Provided material:
○ ○ ○ ○ ○

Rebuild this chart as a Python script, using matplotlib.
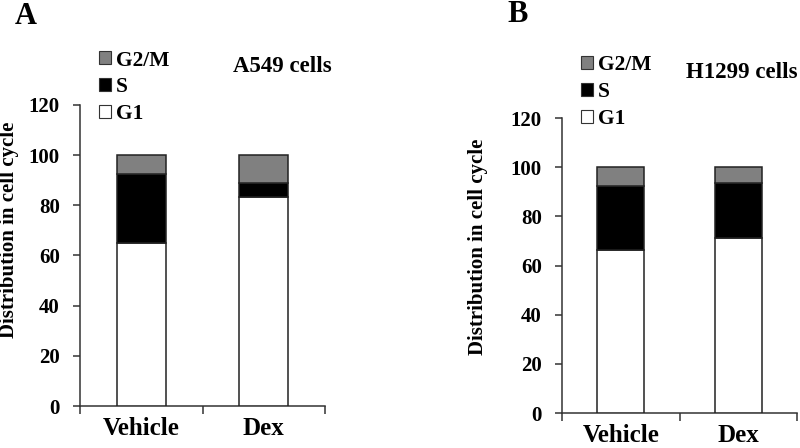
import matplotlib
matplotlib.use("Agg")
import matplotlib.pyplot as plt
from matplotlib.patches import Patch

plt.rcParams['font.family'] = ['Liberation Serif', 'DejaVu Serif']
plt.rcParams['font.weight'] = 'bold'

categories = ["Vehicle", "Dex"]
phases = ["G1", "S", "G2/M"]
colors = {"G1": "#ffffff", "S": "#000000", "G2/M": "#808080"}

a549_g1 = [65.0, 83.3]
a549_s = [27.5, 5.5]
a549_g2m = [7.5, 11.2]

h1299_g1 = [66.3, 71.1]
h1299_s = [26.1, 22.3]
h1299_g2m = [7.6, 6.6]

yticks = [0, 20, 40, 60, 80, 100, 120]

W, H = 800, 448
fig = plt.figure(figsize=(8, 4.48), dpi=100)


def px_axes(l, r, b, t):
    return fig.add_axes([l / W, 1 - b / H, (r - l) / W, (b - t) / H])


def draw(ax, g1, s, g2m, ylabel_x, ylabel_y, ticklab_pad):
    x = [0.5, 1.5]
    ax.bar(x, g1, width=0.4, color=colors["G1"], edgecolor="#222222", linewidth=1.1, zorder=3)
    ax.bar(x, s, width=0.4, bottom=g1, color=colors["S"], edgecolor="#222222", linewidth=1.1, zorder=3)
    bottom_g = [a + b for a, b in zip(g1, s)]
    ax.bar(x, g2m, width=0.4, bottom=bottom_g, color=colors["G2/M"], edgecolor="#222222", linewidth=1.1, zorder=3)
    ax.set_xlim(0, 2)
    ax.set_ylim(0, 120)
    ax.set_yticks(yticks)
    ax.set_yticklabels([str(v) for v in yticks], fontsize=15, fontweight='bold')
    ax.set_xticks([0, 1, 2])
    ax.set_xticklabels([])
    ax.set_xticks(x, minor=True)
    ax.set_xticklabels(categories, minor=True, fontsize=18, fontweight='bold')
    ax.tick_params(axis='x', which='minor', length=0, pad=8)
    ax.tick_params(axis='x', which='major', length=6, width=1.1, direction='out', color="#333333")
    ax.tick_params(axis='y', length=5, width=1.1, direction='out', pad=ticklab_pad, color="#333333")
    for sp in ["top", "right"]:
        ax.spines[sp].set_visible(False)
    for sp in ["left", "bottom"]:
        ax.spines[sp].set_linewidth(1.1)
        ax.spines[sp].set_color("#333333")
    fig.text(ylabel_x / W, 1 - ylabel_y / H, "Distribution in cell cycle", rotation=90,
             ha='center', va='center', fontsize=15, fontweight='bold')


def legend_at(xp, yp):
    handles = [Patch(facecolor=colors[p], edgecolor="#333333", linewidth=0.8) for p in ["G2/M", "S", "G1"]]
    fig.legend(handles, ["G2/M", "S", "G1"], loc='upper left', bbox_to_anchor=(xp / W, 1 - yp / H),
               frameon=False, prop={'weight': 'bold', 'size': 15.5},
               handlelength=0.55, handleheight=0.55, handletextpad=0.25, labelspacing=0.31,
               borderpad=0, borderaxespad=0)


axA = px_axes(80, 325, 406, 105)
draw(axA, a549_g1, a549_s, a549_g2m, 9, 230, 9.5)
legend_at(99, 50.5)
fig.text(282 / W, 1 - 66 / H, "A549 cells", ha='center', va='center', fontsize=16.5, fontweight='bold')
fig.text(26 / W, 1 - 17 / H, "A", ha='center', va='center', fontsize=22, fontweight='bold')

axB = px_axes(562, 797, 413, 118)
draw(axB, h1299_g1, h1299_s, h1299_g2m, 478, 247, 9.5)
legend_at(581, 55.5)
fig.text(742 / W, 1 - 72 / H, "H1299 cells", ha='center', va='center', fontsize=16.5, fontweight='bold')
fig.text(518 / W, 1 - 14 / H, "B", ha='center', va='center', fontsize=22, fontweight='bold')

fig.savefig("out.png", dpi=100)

○ ○ ○ ○ ○

Task to complete: Please extract exactly the lines of the data, from the first through the line containing "return fig.add_axes([l /", and add no pictures to the copy.

Task output:
Rebuild this chart as a Python script, using matplotlib.
import matplotlib
matplotlib.use("Agg")
import matplotlib.pyplot as plt
from matplotlib.patches import Patch

plt.rcParams['font.family'] = ['Liberation Serif', 'DejaVu Serif']
plt.rcParams['font.weight'] = 'bold'

categories = ["Vehicle", "Dex"]
phases = ["G1", "S", "G2/M"]
colors = {"G1": "#ffffff", "S": "#000000", "G2/M": "#808080"}

a549_g1 = [65.0, 83.3]
a549_s = [27.5, 5.5]
a549_g2m = [7.5, 11.2]

h1299_g1 = [66.3, 71.1]
h1299_s = [26.1, 22.3]
h1299_g2m = [7.6, 6.6]

yticks = [0, 20, 40, 60, 80, 100, 120]

W, H = 800, 448
fig = plt.figure(figsize=(8, 4.48), dpi=100)


def px_axes(l, r, b, t):
    return fig.add_axes([l / W, 1 - b / H, (r - l) / W, (b - t) / H])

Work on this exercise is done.